Recorded data
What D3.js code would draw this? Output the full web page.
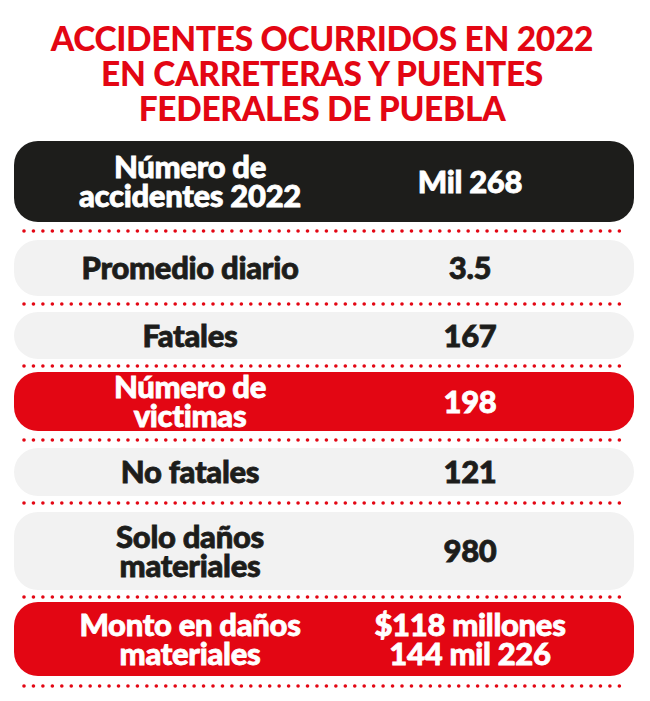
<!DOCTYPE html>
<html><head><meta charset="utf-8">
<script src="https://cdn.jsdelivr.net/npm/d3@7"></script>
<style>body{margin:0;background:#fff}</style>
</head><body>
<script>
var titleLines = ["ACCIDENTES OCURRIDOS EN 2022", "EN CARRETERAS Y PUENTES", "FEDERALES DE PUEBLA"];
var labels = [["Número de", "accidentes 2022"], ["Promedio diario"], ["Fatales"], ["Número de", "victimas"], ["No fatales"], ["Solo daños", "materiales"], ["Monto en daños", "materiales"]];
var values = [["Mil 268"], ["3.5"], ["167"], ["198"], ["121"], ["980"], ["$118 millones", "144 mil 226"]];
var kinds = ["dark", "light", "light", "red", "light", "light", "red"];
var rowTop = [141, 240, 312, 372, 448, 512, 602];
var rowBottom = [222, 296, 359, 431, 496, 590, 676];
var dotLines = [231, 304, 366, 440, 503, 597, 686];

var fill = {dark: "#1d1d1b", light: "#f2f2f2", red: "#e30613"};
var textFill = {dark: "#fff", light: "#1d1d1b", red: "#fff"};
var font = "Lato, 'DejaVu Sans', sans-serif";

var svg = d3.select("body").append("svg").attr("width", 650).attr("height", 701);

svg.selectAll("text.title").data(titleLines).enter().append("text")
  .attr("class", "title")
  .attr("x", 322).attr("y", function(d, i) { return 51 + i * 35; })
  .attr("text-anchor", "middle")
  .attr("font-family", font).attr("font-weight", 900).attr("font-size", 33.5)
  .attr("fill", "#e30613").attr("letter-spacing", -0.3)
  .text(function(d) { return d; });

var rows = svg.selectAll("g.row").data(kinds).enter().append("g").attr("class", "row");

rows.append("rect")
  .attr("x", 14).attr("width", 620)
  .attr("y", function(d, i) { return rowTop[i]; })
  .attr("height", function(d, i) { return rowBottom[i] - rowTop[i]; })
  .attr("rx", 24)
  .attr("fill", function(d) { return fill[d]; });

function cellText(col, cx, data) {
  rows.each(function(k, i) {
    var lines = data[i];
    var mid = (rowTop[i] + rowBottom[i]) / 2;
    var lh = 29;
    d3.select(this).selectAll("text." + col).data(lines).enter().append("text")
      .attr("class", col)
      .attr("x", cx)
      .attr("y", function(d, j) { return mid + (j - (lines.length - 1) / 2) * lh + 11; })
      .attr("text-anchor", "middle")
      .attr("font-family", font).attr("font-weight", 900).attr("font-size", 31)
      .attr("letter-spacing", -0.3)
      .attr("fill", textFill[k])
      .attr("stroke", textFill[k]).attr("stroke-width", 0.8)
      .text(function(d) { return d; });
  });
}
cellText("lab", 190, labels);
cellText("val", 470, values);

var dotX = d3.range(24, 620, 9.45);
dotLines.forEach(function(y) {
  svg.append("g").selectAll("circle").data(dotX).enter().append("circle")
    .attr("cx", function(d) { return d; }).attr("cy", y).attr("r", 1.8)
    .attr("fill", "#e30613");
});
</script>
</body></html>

Job
Restate the data above word for word. Skip every picture.

The output
What D3.js code would draw this? Output the full web page.
<!DOCTYPE html>
<html><head><meta charset="utf-8">
<script src="https://cdn.jsdelivr.net/npm/d3@7"></script>
<style>body{margin:0;background:#fff}</style>
</head><body>
<script>
var titleLines = ["ACCIDENTES OCURRIDOS EN 2022", "EN CARRETERAS Y PUENTES", "FEDERALES DE PUEBLA"];
var labels = [["Número de", "accidentes 2022"], ["Promedio diario"], ["Fatales"], ["Número de", "victimas"], ["No fatales"], ["Solo daños", "materiales"], ["Monto en daños", "materiales"]];
var values = [["Mil 268"], ["3.5"], ["167"], ["198"], ["121"], ["980"], ["$118 millones", "144 mil 226"]];
var kinds = ["dark", "light", "light", "red", "light", "light", "red"];
var rowTop = [141, 240, 312, 372, 448, 512, 602];
var rowBottom = [222, 296, 359, 431, 496, 590, 676];
var dotLines = [231, 304, 366, 440, 503, 597, 686];

var fill = {dark: "#1d1d1b", light: "#f2f2f2", red: "#e30613"};
var textFill = {dark: "#fff", light: "#1d1d1b", red: "#fff"};
var font = "Lato, 'DejaVu Sans', sans-serif";

var svg = d3.select("body").append("svg").attr("width", 650).attr("height", 701);

svg.selectAll("text.title").data(titleLines).enter().append("text")
  .attr("class", "title")
  .attr("x", 322).attr("y", function(d, i) { return 51 + i * 35; })
  .attr("text-anchor", "middle")
  .attr("font-family", font).attr("font-weight", 900).attr("font-size", 33.5)
  .attr("fill", "#e30613").attr("letter-spacing", -0.3)
  .text(function(d) { return d; });

var rows = svg.selectAll("g.row").data(kinds).enter().append("g").attr("class", "row");

rows.append("rect")
  .attr("x", 14).attr("width", 620)
  .attr("y", function(d, i) { return rowTop[i]; })
  .attr("height", function(d, i) { return rowBottom[i] - rowTop[i]; })
  .attr("rx", 24)
  .attr("fill", function(d) { return fill[d]; });

function cellText(col, cx, data) {
  rows.each(function(k, i) {
    var lines = data[i];
    var mid = (rowTop[i] + rowBottom[i]) / 2;
    var lh = 29;
    d3.select(this).selectAll("text." + col).data(lines).enter().append("text")
      .attr("class", col)
      .attr("x", cx)
      .attr("y", function(d, j) { return mid + (j - (lines.length - 1) / 2) * lh + 11; })
      .attr("text-anchor", "middle")
      .attr("font-family", font).attr("font-weight", 900).attr("font-size", 31)
      .attr("letter-spacing", -0.3)
      .attr("fill", textFill[k])
      .attr("stroke", textFill[k]).attr("stroke-width", 0.8)
      .text(function(d) { return d; });
  });
}
cellText("lab", 190, labels);
cellText("val", 470, values);

var dotX = d3.range(24, 620, 9.45);
dotLines.forEach(function(y) {
  svg.append("g").selectAll("circle").data(dotX).enter().append("circle")
    .attr("cx", function(d) { return d; }).attr("cy", y).attr("r", 1.8)
    .attr("fill", "#e30613");
});
</script>
</body></html>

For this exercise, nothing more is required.